Трактовать, например, «Синий бархат» как фильм, центрально сосредоточенный на «парне, который находит разложение в сердце города»[73], так же глупо, как смотреть на малиновку на подоконнике Бомонтов в конце фильма и игнорировать мучения жука в клюве птицы[74]. Дело в том, что «Синий бархат», по сути, фильм о взрослении, и хотя самая страшная сцена фильма – жестокое изнасилование, когда Джеффри подглядывает из шкафа Дороти, но настоящий ужас в кино окружает то, что Джеффри открывает в самом себе: например, что часть его возбуждается при виде того, что Фрэнк Бут делает с Дороти Валленс[75]. Слова Фрэнка «мамочка» и «папочка» во время изнасилования, схожесть между маской, через которую дышит Фрэнк в пиковый момент, и кислородной маской, которую мы видели на отце Джеффри в больнице, – такие вещи не просто подчеркивают аспект первичной сцены в изнасиловании. Также они очевидно предполагают, что Фрэнк Бут в каком-то глубоком смысле – «отец» Джеффри, что Тьма внутри Фрэнка закодирована и в Джеффри. Катализатор тревоги в фильме – потрясающее открытие Джеффри не темного Фрэнка, а своего собственного темного сродства с Фрэнком. Обратите внимание, например, что длинный и довольно очевидный ангстовый сон, который мучит Джеффри во втором акте фильма, происходит не после того, как он увидел насилие Фрэнка над Дороти, но после того, как именно он, Джеффри, сам согласился во время секса ударить Дороти.
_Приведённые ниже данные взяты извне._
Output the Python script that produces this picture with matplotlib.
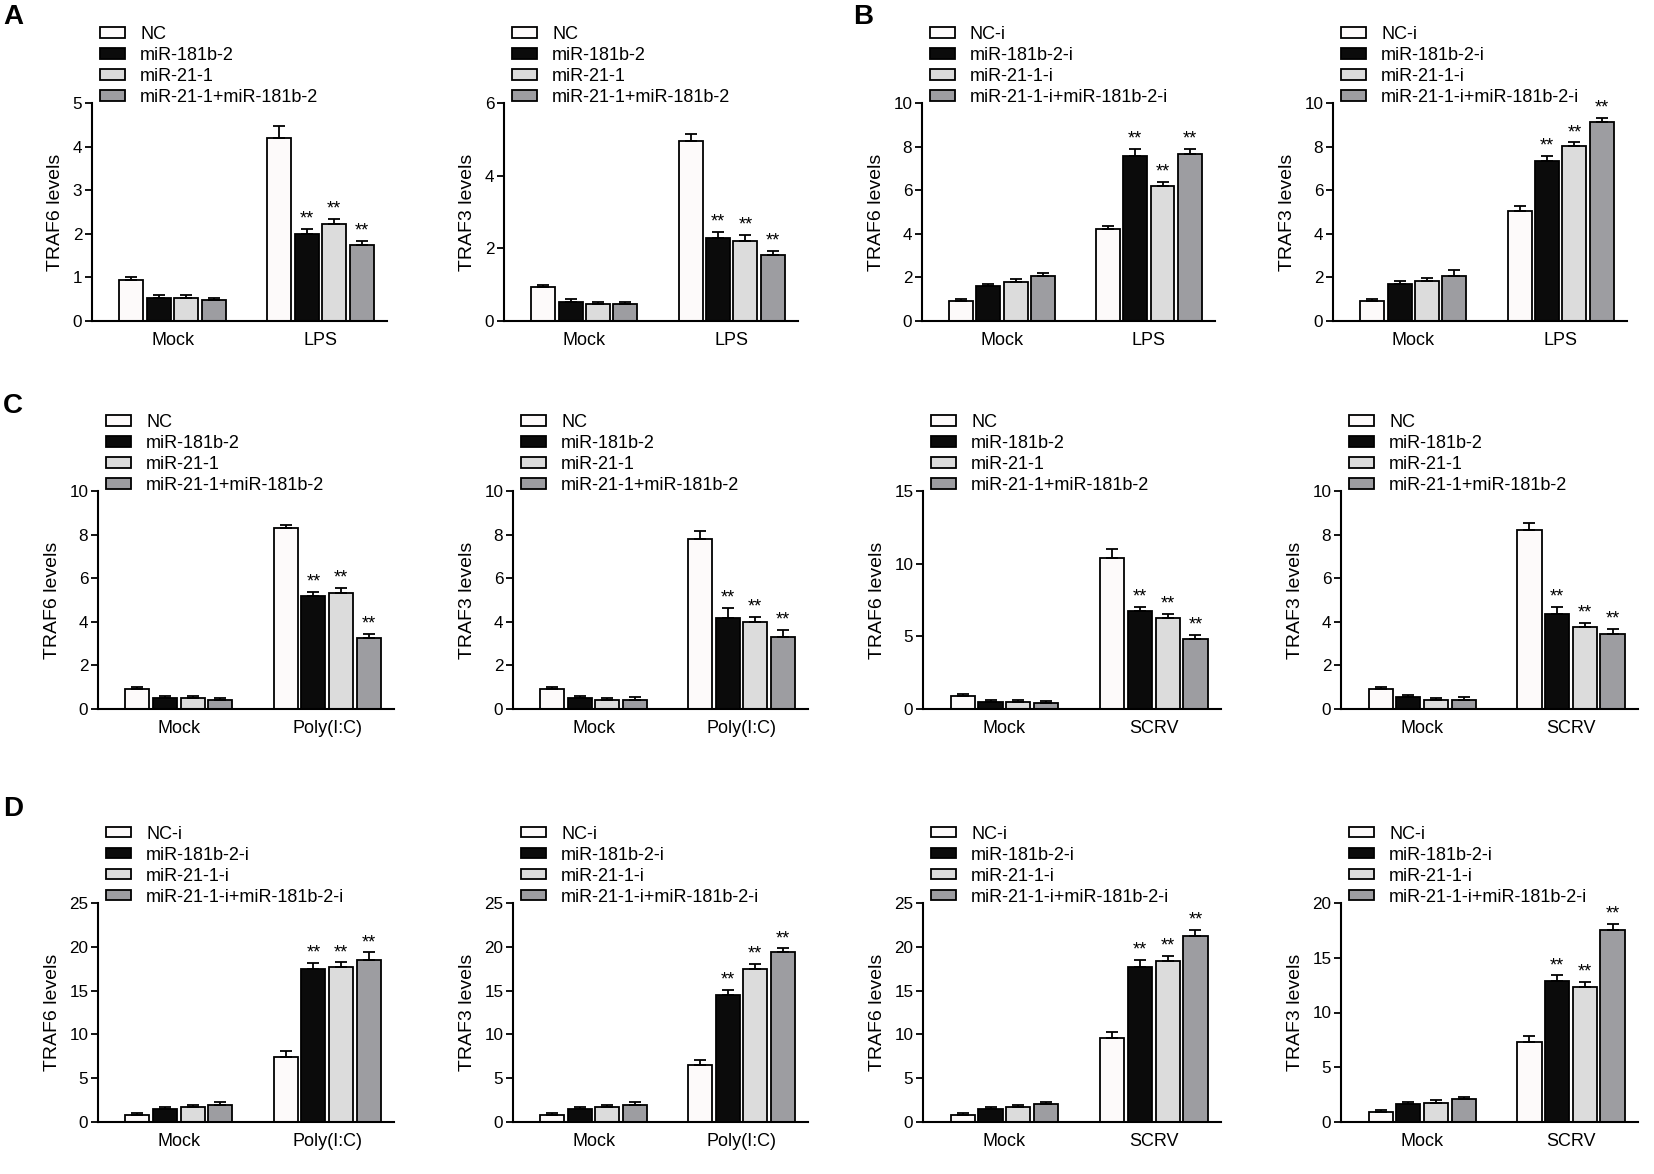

В кино достаточно подобных очевидных намеков, чтобы любой хотя бы минимально внимательный зритель понял, в чем настоящая кульминация «Синего бархата» и его посыл. Кульминация наступает необычно рано[76], где-то в конце второго акта. Это момент, когда Фрэнк оборачивается к Джеффри, сидящему на заднем сиденье машины, и говорит: «Ты такой же, как я». Момент снят с точки зрения Джеффри, так что когда Фрэнк оборачивается, то говорит он одновременно и с Джеффри, и с нами. И здесь Джеффри – который врезал Дороти и которому это понравилось – разумеется, чрезвычайно неловко, как и – если вспомнить, что мы тоже подсматривали сквозь зазоры шкафа на пиршество сексуального фашизма Фрэнка и вместе с критиками посчитали эту сцену самой завораживающей в фильме, – нам. Когда Фрэнк говорит «ты такой же, как я», реакция Джеффри – резко броситься вперед и врезать Фрэнку по носу; реакция, заметьте, брутально первобытная, больше типичная для Фрэнка, чем для Джеффри. В то же время в зале у меня, с кем Фрэнк также только что объявил родство, нет такой роскоши – выплеснуть жестокость; мне по большей части остается неловко сидеть[77].
70
С этим можно декодировать фетиш Линча на парящие/летающие сущности: ведьмы на метлах, духи, феи и Добрые Колдуньи, ангелы над головой. То же самое с его применением малиновок = Света в «Синем бархате» и сов = Тьмы в «Твин Пиксе»: главное в этих животных то, что они подвижны.
71
За исключением «Дюны», где плохие и хорошие практически носят шляпы соответствующих цветов, – но «Дюна» в любом случае не очень линчевский фильм.
77
По-моему, неслучайно, что из друзей-студентов, с которыми я впервые увидел «Синий бархат» в 1986-м, те двое, кого фильм задел сильнее всего, – те, кто сказал, что или фильм реально извращенный, или они реальные извращенцы, или сразу и они, и фильм, те двое, кто признал художественную мощь кино, но объявил, что, Господь им свидетель, они больше никогда не сядут за это празднество извращения, – оба мужчины, как неслучайно и то, что они оба выделили медленную улыбку Фрэнка, когда он щиплет сосок Дороти, смотрит сквозь Стену № 4 и говорит «ты такой же, как я», как, возможно, самый жуткий и самый неприятный момент в их истории знакомства с кино.